The selector lever was noticeably loose.  On most AK rifles, it takes a bit of effort to move the lever between the safe and fire positions.  The lever on the Lynx moves very easily.  I’ll bend the lever slightly or use a center punch to increase the depth of the detent.  Again, not a big worry.

Because the shotgun is brand new and the fire control group and the inside of the receiver are all parkerized, the action was pretty rough.  This was to be expected – the parts need to wear in.  I knew from experience that cleaning and better lubrication would help.

The muzzle cover was easy to remove and threaded nicely.  It is threaded to use Saiga chokes and brakes.

The dust cover has an additional retainer spring and pin that you do not see on most AKMs to hold the dust cover in place.  Notice the attention to detail that the retaining button is shaped to allow the dust cover to clear it better.

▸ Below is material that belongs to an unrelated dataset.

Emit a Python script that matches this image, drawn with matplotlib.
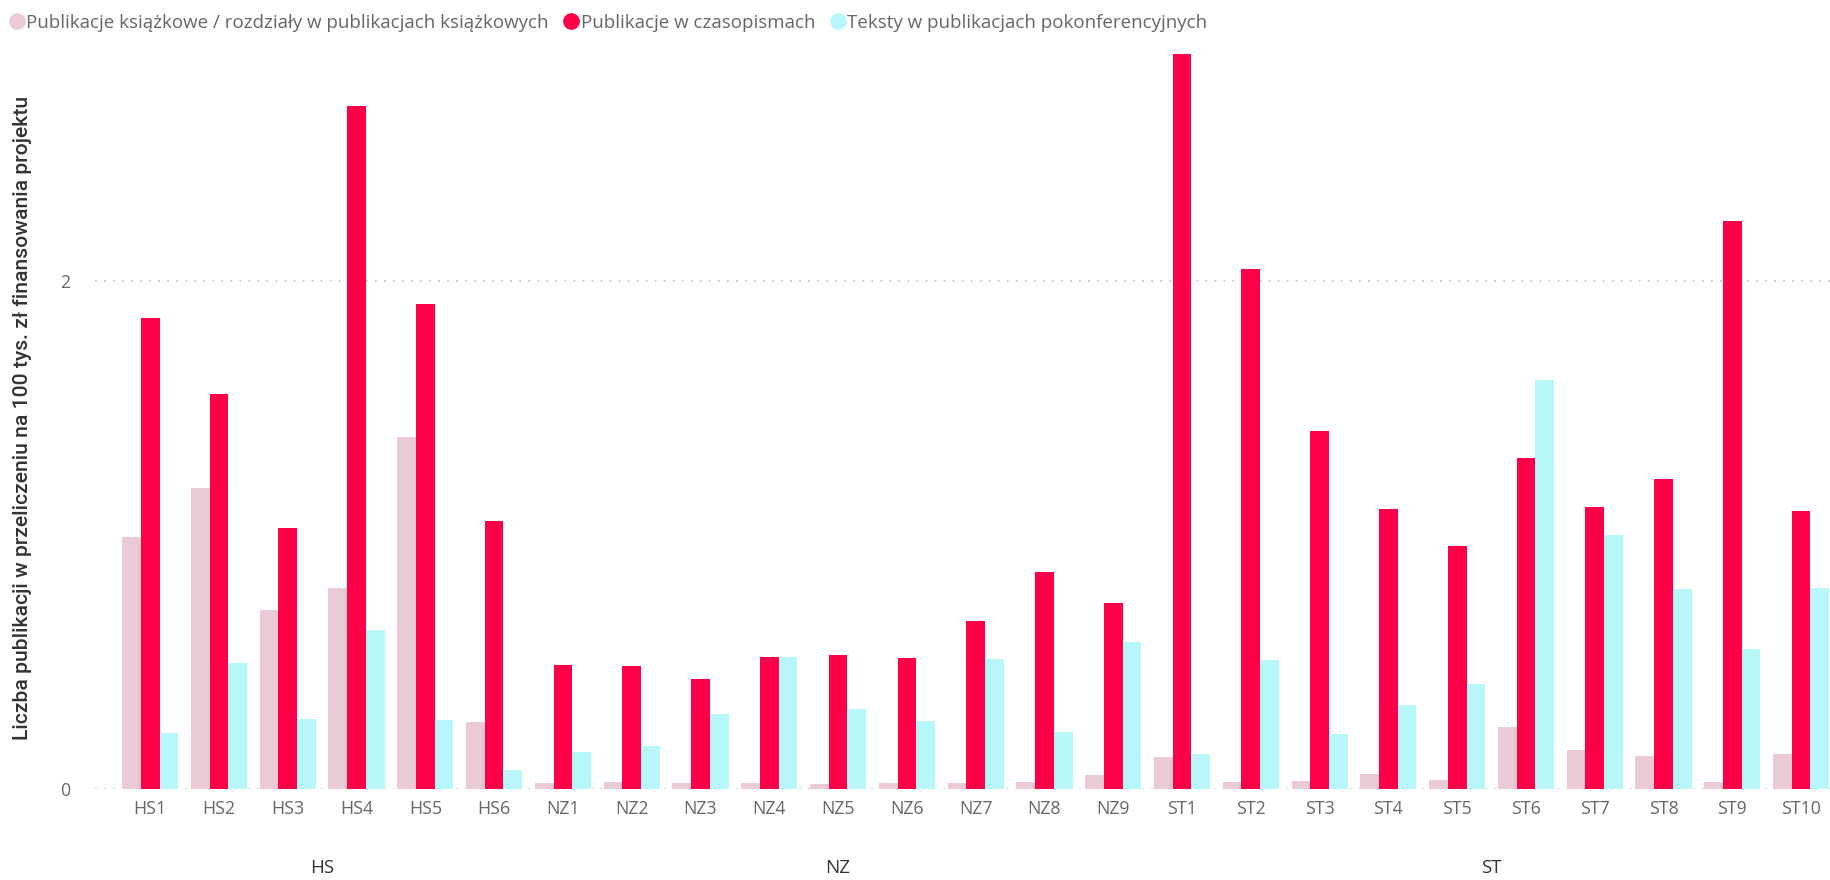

A nicely done optics side rail is already installed and begging to be used.

It’s a good thing that is there because I really think you will want to run a red dot either via a scope mount or on a front rail.  The Lynx’s sights are to the front and rear of the gas tube.  The rear has a dovetail and can be drifted with a pin punch to the left or right.  The front sight is threaded and can be adjusted up or down.  They definitely are functional but I don’t care for them at all to be perfectly honest.

The gas regulator is pretty slick and how has four settings for you to choose from.  The SDS website describes the settings thusly:

…smallest dot = basically no gas, no rounds will usually cycle when the regulator is on this position. Next smallest dot = “00” buckshot, high velocity rounds and slugs. Next to largest dot = all things in between your results and field testing will be required to see what your individual shotgun will run in this setting. Largest dot = birdshot and other lower powered ammunition.

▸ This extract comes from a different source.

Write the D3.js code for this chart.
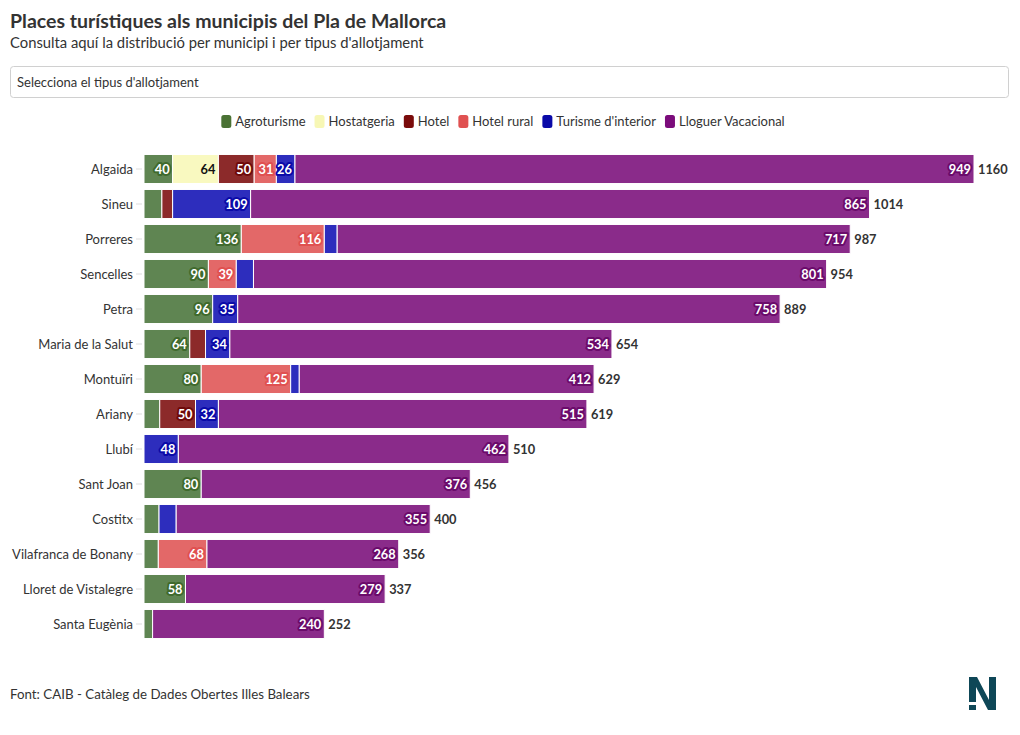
<!DOCTYPE html>
<html><head><meta charset="utf-8">
<script src="https://cdn.jsdelivr.net/npm/d3@7"></script>
<style>
body{margin:0;background:#fff;font-family:Lato,"Noto Sans",sans-serif;}
svg{display:block}
</style></head>
<body><svg id="c" width="1020" height="735"></svg>
<script>
const municipis = ["Algaida","Sineu","Porreres","Sencelles","Petra","Maria de la Salut","Montuïri","Ariany","Llubí","Sant Joan","Costitx","Vilafranca de Bonany","Lloret de Vistalegre","Santa Eugènia"];
const tipus = ["Agroturisme","Hostatgeria","Hotel","Hotel rural","Turisme d'interior","Lloguer Vacacional"];
const agroturisme = [40,25,136,90,96,64,80,22,0,80,21,20,58,12];
const hostatgeria = [64,0,0,0,0,0,0,0,0,0,0,0,0,0];
const hotel =       [50,15,0,0,0,22,0,50,0,0,0,0,0,0];
const hotelRural =  [31,0,116,39,0,0,125,0,0,0,0,68,0,0];
const turismeInterior = [26,109,18,24,35,34,12,32,48,0,24,0,0,0];
const lloguerVacacional = [949,865,717,801,758,534,412,515,462,376,355,268,279,240];

const legendColors = ["#4a7234","#f7f7b5","#7a0b0b","#e05151","#0a0aa8","#7b0c7b"];
const barColors = ["#5f8552","#f9f9c0","#8c2a2a","#e36868","#2d2dbd","#8a2b8a"];
const haloColors = ["#3f6a2d","#f9f9c0","#6e0a0a","#e05050","#0a0aa8","#6b0b6b"];
const textColors = ["#fff","#111","#fff","#fff","#fff","#fff"];

const series = [agroturisme,hostatgeria,hotel,hotelRural,turismeInterior,lloguerVacacional];
const rows = municipis.map((m,i)=>{const o={m}; tipus.forEach((t,j)=>o[t]=series[j][i]); return o;});
const stack = d3.stack().keys(tipus)(rows);

const svg = d3.select("#c");
svg.append("text").attr("x",10).attr("y",28).attr("font-size",19.5).attr("font-weight",700).attr("fill","#333").text("Places turístiques als municipis del Pla de Mallorca");
svg.append("text").attr("x",10).attr("y",48).attr("font-size",14.8).attr("fill","#333").text("Consulta aquí la distribució per municipi i per tipus d'allotjament");

svg.append("rect").attr("x",10.5).attr("y",66.5).attr("width",998).attr("height",31).attr("rx",3).attr("fill","#fff").attr("stroke","#d0d0d0");
svg.append("text").attr("x",17).attr("y",87).attr("font-size",13).attr("fill","#333").text("Selecciona el tipus d'allotjament");

// legend
const lg = svg.append("g");
let lx = 0;
tipus.forEach((t,j)=>{
  const g = lg.append("g").attr("transform",`translate(${lx},0)`);
  g.append("rect").attr("x",0).attr("y",-6).attr("width",10).attr("height",13).attr("rx",2.5).attr("fill",legendColors[j]);
  const tx = g.append("text").attr("x",14).attr("y",5).attr("font-size",13).attr("fill","#333").text(t);
  lx += 14 + tx.node().getComputedTextLength() + 9;
});
lg.attr("transform",`translate(${503-(lx-9)/2},121)`);

const x = d3.scaleLinear().domain([0,1160]).range([144,974]);
const y = d3.scaleBand().domain(municipis).range([151.5,641.5]).paddingInner(0.17).paddingOuter(0.085);

// y axis labels and ticks
const ya = svg.append("g");
municipis.forEach(m=>{
  const cy = y(m)+y.bandwidth()/2;
  ya.append("line").attr("x1",136).attr("x2",142).attr("y1",cy).attr("y2",cy).attr("stroke","#ddd");
  ya.append("text").attr("x",133).attr("y",cy+4.5).attr("text-anchor","end").attr("font-size",13).attr("fill","#333").text(m);
});

const bars = svg.append("g");
stack.forEach((s,j)=>{
  s.forEach((d,i)=>{
    const w = x(d[1])-x(d[0]);
    if (w<=0) return;
    bars.append("rect").attr("x",x(d[0])).attr("y",y(municipis[i])).attr("width",w).attr("height",y.bandwidth())
      .attr("fill",barColors[j]).attr("stroke","#fff").attr("stroke-width",1);
  });
});
stack.forEach((s,j)=>{
  s.forEach((d,i)=>{
    const w = x(d[1])-x(d[0]);
    const v = d[1]-d[0];
    if (w < 18) return;
    const cy = y(municipis[i])+y.bandwidth()/2;
    bars.append("text").attr("x",x(d[1])-3).attr("y",cy+4.5).attr("text-anchor","end").attr("font-size",12.8).attr("font-weight",700)
      .attr("fill",textColors[j]).attr("stroke",haloColors[j]).attr("stroke-width",4).attr("stroke-linejoin","round").attr("paint-order","stroke").text(v);
  });
});
rows.forEach((r,i)=>{
  const tot = d3.sum(tipus,t=>r[t]);
  const cy = y(municipis[i])+y.bandwidth()/2;
  bars.append("text").attr("x",x(tot)+4).attr("y",cy+4.5).attr("font-size",12.8).attr("font-weight",700).attr("fill","#333").text(tot);
});

svg.append("text").attr("x",10).attr("y",699).attr("font-size",13.3).attr("fill","#333").text("Font: CAIB - Catàleg de Dades Obertes Illes Balears");
// logo
const lgo = svg.append("g").attr("fill","#0e4757");
lgo.append("path").attr("d","M969,677 L977,677 L989,700 L989,677 L996,677 L996,710 L988,710 L976,687 L976,702 L969,702 Z");
lgo.append("rect").attr("x",969).attr("y",705).attr("width",7).attr("height",5);
</script></body></html>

You’ll notice it has an AK-74 looking buttstock but it is actually hollow and very light.  It’s nicely formed and installed but the net result is that the shotgun is light overall but very front-heavy.  I planned to replace the buttstock, grip and forearm from the start and I will describe what was one and why in future posts in this series.

It uses Saiga magazines also.  One five round mag comes with the shotgun and SDS now sells 10 round magazines also that you can readily find.  It’s actually harder to find spare five round SDS-brand magazines right now than the 10 round units.

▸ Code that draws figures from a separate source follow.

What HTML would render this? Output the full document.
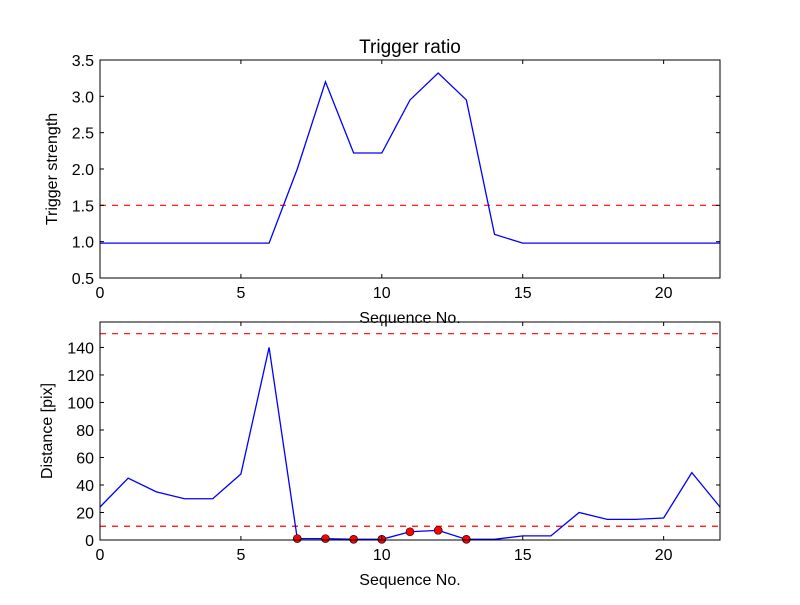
<!DOCTYPE html>
<html><head><meta charset="utf-8"><style>
body{margin:0;background:#fff}
svg text{font-family:"Liberation Sans","DejaVu Sans",sans-serif;fill:#000}
</style></head><body>
<svg id="c" width="800" height="600"></svg>
<script>
const xs=[0,1,2,3,4,5,6,7,8,9,10,11,12,13,14,15,16,17,18,19,20,21,22];
const ratio=[0.98,0.98,0.98,0.98,0.98,0.98,0.98,2.0,3.2,2.22,2.22,2.95,3.32,2.95,1.1,0.98,0.98,0.98,0.98,0.98,0.98,0.98,0.98];
const dist=[24,45,35,30,30,48,140,1,1,0.5,0.5,6,7,0.5,0.5,3,3,20,15,15,16,49,24];
const markIdx=[7,8,9,10,11,12,13];
const xTicks=[0,5,10,15,20];
const yTicksTop=[0.5,1.0,1.5,2.0,2.5,3.0,3.5];
const yTicksBot=[0,20,40,60,80,100,120,140];
const ratioThresh=[1.5];
const distThresh=[10,150];
const NS="http://www.w3.org/2000/svg";
const svg=document.getElementById('c');
function mk(t,a,p){const e=document.createElementNS(NS,t);for(const k in a)e.setAttribute(k,a[k]);(p||svg).appendChild(e);return e;}
function panel(name,top,bot,ymin,ymax,yt,ydata,thr,ylabel,title,fmt,marks){
  const L=100,R=720;
  const X=v=>L+(v-0)/(22-0)*(R-L);
  const Y=v=>bot-(v-ymin)/(ymax-ymin)*(bot-top);
  const g=mk('g',{});
  
  
  thr.forEach(t=>{const l=mk('line',{x1:L,x2:R,y1:Y(t),y2:Y(t),stroke:'#f00','stroke-dasharray':'6,6','stroke-width':1.2},g);
    });
  const p=mk('polyline',{points:xs.map((x,i)=>X(x)+','+Y(ydata[i])).join(' '),fill:'none',stroke:'#00f','stroke-width':1.3},g);
  
  if(marks)marks.forEach(i=>{const c=mk('circle',{cx:X(xs[i]),cy:Y(ydata[i]),r:4,fill:'#f00',stroke:'#000','stroke-width':0.6},g);
    });
  const f=mk('rect',{x:L,y:top,width:R-L,height:bot-top,fill:'none',stroke:'#000','stroke-width':1},g);
  
  xTicks.forEach(t=>{mk('line',{x1:X(t),x2:X(t),y1:bot,y2:bot-4,stroke:'#000'},g);mk('line',{x1:X(t),x2:X(t),y1:top,y2:top+4,stroke:'#000'},g);
    const tx=mk('text',{x:X(t),y:bot+20,'text-anchor':'middle','font-size':16},g);tx.textContent=t;
    });
  yt.forEach(t=>{mk('line',{x1:L,x2:L+4,y1:Y(t),y2:Y(t),stroke:'#000'},g);mk('line',{x1:R,x2:R-4,y1:Y(t),y2:Y(t),stroke:'#000'},g);
    const tx=mk('text',{x:L-6,y:Y(t)+6,'text-anchor':'end','font-size':16},g);tx.textContent=fmt(t);
    });
  const xl=mk('text',{x:410,y:bot+45,'text-anchor':'middle','font-size':16},g);xl.textContent='Sequence No.';
  
  const cy=(top+bot)/2;
  const yl=mk('text',{x:0,y:0,'text-anchor':'middle','font-size':16,transform:`translate(${name==='top-panel'?57:52},${cy}) rotate(-90)`},g);yl.textContent=ylabel;
  
  if(title){const tt=mk('text',{x:410,y:top-7,'text-anchor':'middle','font-size':19},g);tt.textContent=title;
    }
}
panel('top-panel',60,278,0.5,3.5,yTicksTop,ratio,ratioThresh,'Trigger strength','Trigger ratio',t=>t.toFixed(1),null);
panel('bottom-panel',322,540,0,158.5,yTicksBot,dist,distThresh,'Distance [pix]',null,t=>String(t),markIdx);
</script>
</body></html>
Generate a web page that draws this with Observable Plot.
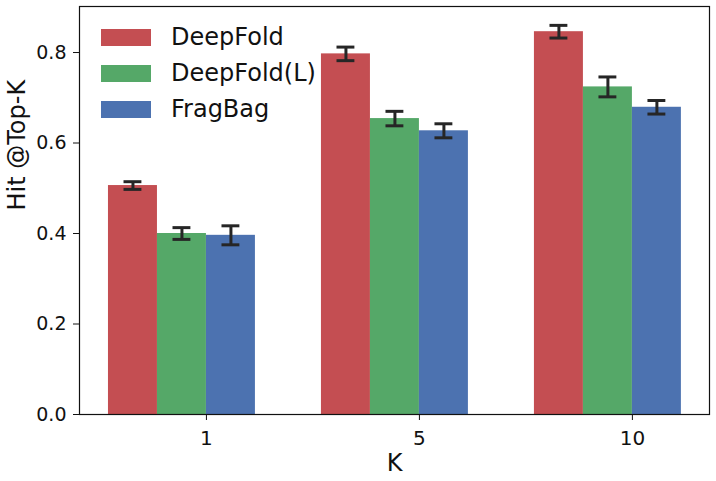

By the way, if you are interested about how it shoots, I haven’t had a chance to take it out yet.  In researching the shotgun and how durable it was, I talked to Paul Popov and he has 350 rounds through his with no signs of trouble.  I also talked to Justin McMillion at JMAC Customs and they have put through about 500 rounds also with no problems showing up.  Here is a great overview video from Justin and his wife Ashley:

To sum it all up, I was pretty impressed with my initial just out of the box assessment.  I’m certainly not done though as I bought the Lynx specifically to customize and blog about.  The custom Lynx 12 blog series will have two more posts – one about disassembly and then one with the customizations I made.